All of which means that some hours allocated toay for Opposition Day debates will be lost. As a result, I gather that Labour will use the time remaining for their motion on policing and not move their second tabled motion on Green policy, and that the Government will find another half day of debate for Labour on another day by means of compensation.

Events out of politicans' control accout for two of today's statements, whilst the other two needed to be made before the Commons rises for its Easter recess at the end of business tomorrow - with MPs not due to return to Westminster until Tuesday 26th April, after Easter.

But the business of government will continue over these coming three weeks - just without the opportunity for ministers to be held account for what they are doing by MPs in the Commons.

However, with British service personnel in action in Libya, that lack of accountability is even more of an issue than usual during a recess.

In the last four weeks, there have been eight occasions when either David Cameron or William Hague has come to the Commons chamber for a statement or debate relating to events in Libya.
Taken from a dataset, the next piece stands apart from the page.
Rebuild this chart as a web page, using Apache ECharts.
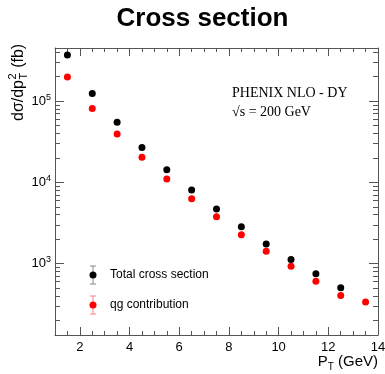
<!DOCTYPE html>
<html><head><meta charset="utf-8">
<script src="https://cdn.jsdelivr.net/npm/echarts@6/dist/echarts.min.js"></script>
<style>html,body{margin:0;padding:0;background:#fff}#c{width:385px;height:374px}</style>
</head><body><div id="c"></div>
<script>
// ---- data ----
const ptBins = [1.5, 2.5, 3.5, 4.5, 5.5, 6.5, 7.5, 8.5, 9.5, 10.5, 11.5, 12.5, 13.5];
const totalXS = [368000, 124000, 54700, 26900, 14300, 8040, 4690, 2840, 1740, 1120, 750, 503];
const qgXS = [198000, 81000, 39300, 20400, 11000, 6280, 3770, 2260, 1420, 926, 604, 405, 336];
const xMajorTicks = [2, 4, 6, 8, 10, 12, 14];
const xMinorTicks = [1, 1.5, 2, 2.5, 3, 3.5, 4, 4.5, 5, 5.5, 6, 6.5, 7, 7.5, 8, 8.5, 9, 9.5, 10, 10.5, 11, 11.5, 12, 12.5, 13, 13.5, 14];
const yMajorTicks = [1000, 10000, 100000];
const yMinorTicks = [200, 300, 400, 500, 600, 700, 800, 900, 2000, 3000, 4000, 5000, 6000, 7000, 8000, 9000,
  20000, 30000, 40000, 50000, 60000, 70000, 80000, 90000, 200000, 300000, 400000];
const seriesNames = ['Total cross section', 'qg contribution'];

// ---- helpers ----
const SANS = 'Liberation Sans, Arial, Helvetica, sans-serif';
const SERIF = 'Liberation Serif, Times New Roman, serif';
const AX = '#555';
const mctx = document.createElement('canvas').getContext('2d');
function tw(text, size, family) { mctx.font = size + 'px ' + family; return mctx.measureText(text).width; }

function xAxisDef(pos, ticks, len, labels) {
  return {
    type: 'value', position: pos, min: 1, max: 14,
    axisLine: { show: labels !== null, onZero: false, lineStyle: { color: AX, width: 1 } },
    axisTick: { show: true, inside: true, length: len, customValues: ticks, lineStyle: { color: AX, width: 1 } },
    axisLabel: labels ? { show: true, customValues: labels, margin: 6, fontSize: 13, color: '#000', fontFamily: SANS } : { show: false },
    splitLine: { show: false }
  };
}
function yAxisDef(pos, ticks, len, labels) {
  return {
    type: 'log', logBase: 10, position: pos, min: 132, max: 450000,
    axisLine: { show: labels !== null, onZero: false, lineStyle: { color: AX, width: 1 } },
    axisTick: { show: true, inside: true, length: len, customValues: ticks, lineStyle: { color: AX, width: 1 } },
    axisLabel: labels ? {
      show: true, customValues: labels, margin: 4, color: '#000', fontFamily: SANS,
      formatter: v => '{b|10}{s|' + Math.round(Math.log10(v)) + '}',
      rich: { b: { fontSize: 13, fontFamily: SANS, color: '#000' }, s: { fontSize: 9, fontFamily: SANS, color: '#000', padding: [0, 0, 8, 0] } }
    } : { show: false },
    splitLine: { show: false }
  };
}

// ---- titles built from text parts ----
const graphics = [];
graphics.push({ type: 'text', x: 202.5, y: 19, style: { text: 'Cross section', font: 'bold 26px ' + SANS, fill: '#000', align: 'center', verticalAlign: 'middle' } });
graphics.push({ type: 'text', x: 232, y: 93, style: { text: 'PHENIX NLO - DY', font: '14px ' + SERIF, fill: '#000', align: 'left', verticalAlign: 'middle' } });
graphics.push({ type: 'text', x: 232, y: 112, style: { text: '\u221As = 200 GeV', font: '14px ' + SERIF, fill: '#000', align: 'left', verticalAlign: 'middle' } });

// x title: P_T (GeV), right aligned
(function () {
  const fs = 15, fsS = 10, right = 378, yMid = 362;
  const w3 = tw(' (GeV)', fs, SANS), w2 = tw('T', fsS, SANS), w1 = tw('P', fs, SANS);
  let x = right - w3 - w2 - w1;
  graphics.push({ type: 'text', x: x, y: yMid, style: { text: 'P', font: fs + 'px ' + SANS, fill: '#000', verticalAlign: 'middle' } });
  graphics.push({ type: 'text', x: x + w1, y: yMid + 5, style: { text: 'T', font: fsS + 'px ' + SANS, fill: '#000', verticalAlign: 'middle' } });
  graphics.push({ type: 'text', x: x + w1 + w2, y: yMid, style: { text: ' (GeV)', font: fs + 'px ' + SANS, fill: '#000', verticalAlign: 'middle' } });
})();

// y title: dσ/dp^2_T (fb), rotated
(function () {
  const fs = 16, fsS = 11;
  const w1 = tw('d\u03C3/dp', fs, SANS), wS = Math.max(tw('2', fsS, SANS), tw('T', fsS, SANS));
  const children = [
    { type: 'text', x: 0, y: 0, style: { text: 'd\u03C3/dp', font: fs + 'px ' + SANS, fill: '#000', verticalAlign: 'middle' } },
    { type: 'text', x: w1 + 0.5, y: -6, style: { text: '2', font: fsS + 'px ' + SANS, fill: '#000', verticalAlign: 'middle' } },
    { type: 'text', x: w1 + 0.5, y: 5, style: { text: 'T', font: fsS + 'px ' + SANS, fill: '#000', verticalAlign: 'middle' } },
    { type: 'text', x: w1 + wS + 1, y: 0, style: { text: ' (fb)', font: fs + 'px ' + SANS, fill: '#000', verticalAlign: 'middle' } }
  ];
  graphics.push({ type: 'group', x: 19, y: 121, rotation: Math.PI / 2, children: children });
})();

// legend
(function () {
  const entries = [
    { name: seriesNames[0], marker: '#000', bar: '#888', y: 275 },
    { name: seriesNames[1], marker: '#ff0000', bar: '#ff8080', y: 305 }
  ];
  entries.forEach(e => {
    const cx = 93;
    graphics.push({ type: 'line', shape: { x1: cx, y1: e.y - 9, x2: cx, y2: e.y + 9 }, style: { stroke: e.bar, lineWidth: 1 } });
    graphics.push({ type: 'line', shape: { x1: cx - 3, y1: e.y - 9, x2: cx + 3, y2: e.y - 9 }, style: { stroke: e.bar, lineWidth: 1 } });
    graphics.push({ type: 'line', shape: { x1: cx - 3, y1: e.y + 9, x2: cx + 3, y2: e.y + 9 }, style: { stroke: e.bar, lineWidth: 1 } });
    graphics.push({ type: 'circle', shape: { cx: cx, cy: e.y, r: 3.5 }, style: { fill: e.marker } });
    graphics.push({ type: 'text', x: 110, y: e.y, style: { text: e.name, font: '12px ' + SANS, fill: '#000', verticalAlign: 'middle' } });
  });
})();

const chart = echarts.init(document.getElementById('c'), null, { renderer: 'canvas' });
chart.setOption({
  animation: false,
  backgroundColor: '#fff',
  grid: { left: 55, right: 7, top: 48, bottom: 39, containLabel: false, outerBoundsMode: 'none' },
  xAxis: [
    xAxisDef('bottom', xMajorTicks, 8, xMajorTicks),
    xAxisDef('bottom', xMinorTicks, 4, null),
    Object.assign(xAxisDef('top', xMajorTicks, 8, null), { axisLine: { show: true, onZero: false, lineStyle: { color: AX, width: 1 } } }),
    xAxisDef('top', xMinorTicks, 4, null)
  ],
  yAxis: [
    yAxisDef('left', yMajorTicks, 9, yMajorTicks),
    yAxisDef('left', yMinorTicks, 5, null),
    Object.assign(yAxisDef('right', yMajorTicks, 9, null), { axisLine: { show: true, onZero: false, lineStyle: { color: AX, width: 1 } } }),
    yAxisDef('right', yMinorTicks, 5, null)
  ],
  series: [
    { name: seriesNames[1], type: 'scatter', xAxisIndex: 0, yAxisIndex: 0, symbol: 'circle', symbolSize: 7,
      itemStyle: { color: '#ff0000', opacity: 1 }, data: qgXS.map((v, i) => [ptBins[i], v]) },
    { name: seriesNames[0], type: 'scatter', xAxisIndex: 0, yAxisIndex: 0, symbol: 'circle', symbolSize: 7,
      itemStyle: { color: '#000', opacity: 1 }, data: totalXS.map((v, i) => [ptBins[i], v]) }
  ],
  graphic: graphics
});
</script></body></html>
This afternoon's statement from Hague will be the ninth.

If the Commons were sitting for the next three weeks, it is unthinkable that MPs would not get the chance for regular updates from ministers at the Despatch Box on the operation in Libya and to ask questions of them.

As such, I wouldn't be at all surprised if there is a clamour for a recall of Parliament at some point before Easter. In fact, Hague should make clear this afternoon that he and the Prime Minister will not hesitate in volunteering to orchestrate such a recall rather than waiting for others to demand it.